La haie capte les gaz à effet de serre (c’est un puits de carbone) et participe à la lutte contre le réchauffement climatique
La haie donne du bois de chauffage
La haie est aussi un but de loisirs, appréciée des promeneurs pour la cueillette mais aussi des chasseurs parce qu’elle favorise la reproduction du gibier
Septembre 2011, le programme d’entretien de haies est déclaré d’intérêt communautaire et s’inscrit dans le Plan Paysage Trame Verte.
Partenaires :
Le Conseil Général qui finance à 80 % (l’agglomération prenant à sa charge les 20 % restant)
Le PNR qui amène son expertise technique
L’Association de développement Agricole et rural de la Thiérache Hainaut (ADARTH) qui sensibilise les agriculteurs à ce programme
L’Agence d’urbanisme pour la cartographie
- Action de Protection des lieux d’hibernation et de reproduction de la chauve souris, dont on sait les services qu’elle rend en consommant chaque jour des milliers de moustiques que les habitants n’auront pas à exterminer avec de coûteuses et dangereuses bombes de pesticides.
- Opération de création ou d’aménagement de 22 mares sur des terrains publics, dans le cadre d’un appel à projet auprès des communes intitulée « 22, v’là les mares », en partenariat avec le PNR et partant du constat que les mares subissent des dégradations organiques (lorsqu’il y a empoissement) mais surtout des dégradations physiques avec leur comblement qui peut être naturel : (eutrophisation par manque d’entretien, atterrissement par piétinement du bétail, par affaissement des berges suite aux rats musqués ou lors de routes à proximité, chutes de feuilles avec la proximité d’arbres) ou volontaire (décharges, remblayées suite au passage de l’élevage à la culture, perte d’usage par crainte sanitaire de l’agriculteur).
Et pourtant, une mare qui n’a plus d’USAGE rend encore de nombreux services : c’est un milieu vivant, riche en bio-diversité qui sert de refuge ou de lieu de vie à une flore et une faune diversifiée (amphibiens notamment), c’est un lieu de stockage des eaux de ruissellement, sans oublier son rôle paysager.
Opération Plantons le décor, qui permet aux particuliers d’acheter pour un prix modeste des espèces locales, service indirectement rendu aux apiculteurs, à l’agriculture et aux propriétaires d’arbres fuitiers.
Conclusion :
Les milieux naturels peuvent ne pas ou ne plus avoir d’usages, ils n’en rendent pas moins de précieux services.
Or, apprécier le service d’un milieu naturel ou d’une espèce, c’est donner d’une certaine manière une valeur économique, donc monétaire à la biodiversité.

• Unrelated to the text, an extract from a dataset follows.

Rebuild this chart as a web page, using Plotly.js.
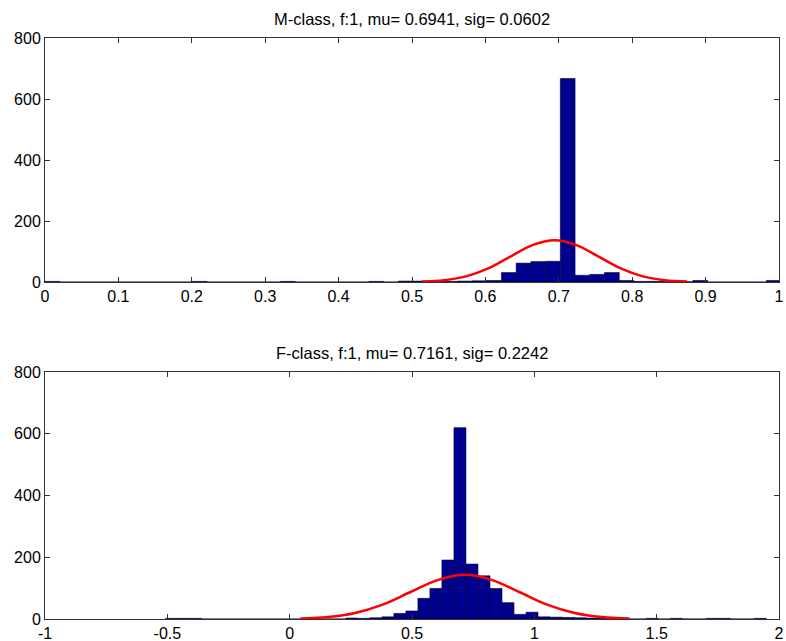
<!DOCTYPE html>
<html>
<head>
<meta charset="utf-8">
<script src="https://cdn.plot.ly/plotly-3.0.1.min.js"></script>
<style>
html,body{margin:0;padding:0;background:#fff;}
#chart{width:786px;height:641px;}
</style>
</head>
<body>
<div id="chart"></div>
<script>
// ---- Top panel (M-class) ----
const mTitle = "M-class, f:1, mu= 0.6941, sig= 0.0602";
const mBinStart = 0.0;
const mBinWidth = 0.02006;
const mCounts = [2,0,0,0,0,0,0,0,0,0,
                 2,0,0,0,0,0,2,0,0,0,
                 0,0,2,0,3,3,1,2,3,4,
                 5,31,62,67,68,667,22,25,31,5,
                 2,2,1,1,5,0,0,0,0,5];
const mFitX = [0.5135,0.5436,0.5737,0.6038,0.6339,0.664,0.6941,0.7242,0.7543,0.7844,0.8145,0.8446,0.8747];
const mFitY = [1.5,6,18.5,44.5,83,121,137,121,83,44.5,18.5,6,1.5];
const mTickVals = [0,0.1,0.2,0.3,0.4,0.5,0.6,0.7,0.8,0.9,1];
const mTickText = ["0","0.1","0.2","0.3","0.4","0.5","0.6","0.7","0.8","0.9","1"];

// ---- Bottom panel (F-class) ----
const fTitle = "F-class, f:1, mu= 0.7161, sig= 0.2242";
const fBinStart = -0.507;
const fBinWidth = 0.0491;
const fCounts = [2,2,2,0,0,0,0,0,0,0,
                 0,0,0,0,0,3,2,4,7,18,
                 26,67,99,191,620,178,140,99,53,15,
                 22,7,6,5,4,3,2,1,0,0,
                 2,0,2,0,0,2,2,0,0,2];
const fFitX = [0.0435,0.156,0.2677,0.3798,0.4919,0.604,0.7161,0.8282,0.9403,1.0524,1.1645,1.2766,1.3887];
const fFitY = [1.6,6.3,19.4,46.4,86.7,126,143,126,86.7,46.4,19.4,6.3,1.6];
const fTickVals = [-1,-0.5,0,0.5,1,1.5,2];
const fTickText = ["-1","-0.5","0","0.5","1","1.5","2"];

const yTickVals = [0,200,400,600,800];
const yTickText = ["0","200","400","600","800"];

function centers(start, w, n){ const c=[]; for(let i=0;i<n;i++) c.push(start + w*(i+0.5)); return c; }

const barColor = '#00008F';
const fitColor = '#FF0000';

const traces = [
  {type:'bar', x:centers(mBinStart,mBinWidth,mCounts.length), y:mCounts, width:mBinWidth,
   marker:{color:barColor, line:{color:'#00003a', width:0.6}}, xaxis:'x', yaxis:'y', hoverinfo:'x+y'},
  {type:'scatter', mode:'lines', x:mFitX, y:mFitY, line:{color:fitColor, width:2.5, shape:'spline'}, xaxis:'x', yaxis:'y'},
  {type:'bar', x:centers(fBinStart,fBinWidth,fCounts.length), y:fCounts, width:fBinWidth,
   marker:{color:barColor, line:{color:'#00003a', width:0.6}}, xaxis:'x2', yaxis:'y2', hoverinfo:'x+y'},
  {type:'scatter', mode:'lines', x:fFitX, y:fFitY, line:{color:fitColor, width:2.5, shape:'spline'}, xaxis:'x2', yaxis:'y2'}
];

const axBase = {showline:true, mirror:'ticks', linecolor:'#333', linewidth:1, ticks:'inside', ticklen:5,
  tickcolor:'#333', showgrid:false, zeroline:false, tickfont:{family:'Liberation Sans, Arial, sans-serif', size:16, color:'#000'},
  tickmode:'array', fixedrange:true};

const layout = {
  width:786, height:641,
  margin:{l:45, r:7, t:38, b:22},
  paper_bgcolor:'#fff', plot_bgcolor:'#fff',
  showlegend:false, bargap:0,
  font:{family:'Liberation Sans, Arial, sans-serif', color:'#000'},
  xaxis: Object.assign({}, axBase, {domain:[0,1], range:[0,1], tickvals:mTickVals, ticktext:mTickText, anchor:'y', ticklabelstandoff:0}),
  yaxis: Object.assign({}, axBase, {domain:[0.58,1], range:[0,800], tickvals:yTickVals, ticktext:yTickText, anchor:'x', ticklabelstandoff:0}),
  xaxis2: Object.assign({}, axBase, {domain:[0,1], range:[-1,2], tickvals:fTickVals, ticktext:fTickText, anchor:'y2', ticklabelstandoff:0}),
  yaxis2: Object.assign({}, axBase, {domain:[0,0.425], range:[0,800], tickvals:yTickVals, ticktext:yTickText, anchor:'x2', ticklabelstandoff:0}),
  annotations:[
    {text:mTitle, xref:'paper', yref:'paper', x:0.5, y:1, yanchor:'bottom', yshift:8, showarrow:false,
     font:{size:16.5, color:'#000'}},
    {text:fTitle, xref:'paper', yref:'paper', x:0.5, y:0.425, yanchor:'bottom', yshift:8, showarrow:false,
     font:{size:16.5, color:'#000'}}
  ]
};

Plotly.newPlot('chart', traces, layout, {displayModeBar:false, staticPlot:true});
</script>
</body>
</html>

Cela permet de pouvoir comparer. Et le calcul économique public permet d'aider les décideurs à le faire.
D’ailleurs, on utilise déjà des prix pour la nature, dans les procès en particulier, afin de calculer une indemnisation versée en réparation de dommages écologiques, comme après une marée noire ou le rejet de produits toxiques.
Dans une opération d’aménagement qui artificialise les sols, il devient impératif d’ajouter, au coût des infrastructures, celui de la perte de bio-diversité.
Mais cela ne doit pas pour autant conduire à tout marchandiser.
Quelle valeur économique attribuer à la "biodiversité remarquable" (parcs naturels nationaux, espèces menacées…), afin d'éviter qu’une capacité à payer puisse engendrer l'instauration d'un droit de détruire ?
C’est parce que la nature rend d’immenses services à l’homme que l’homme se doit d’être au service de la nature.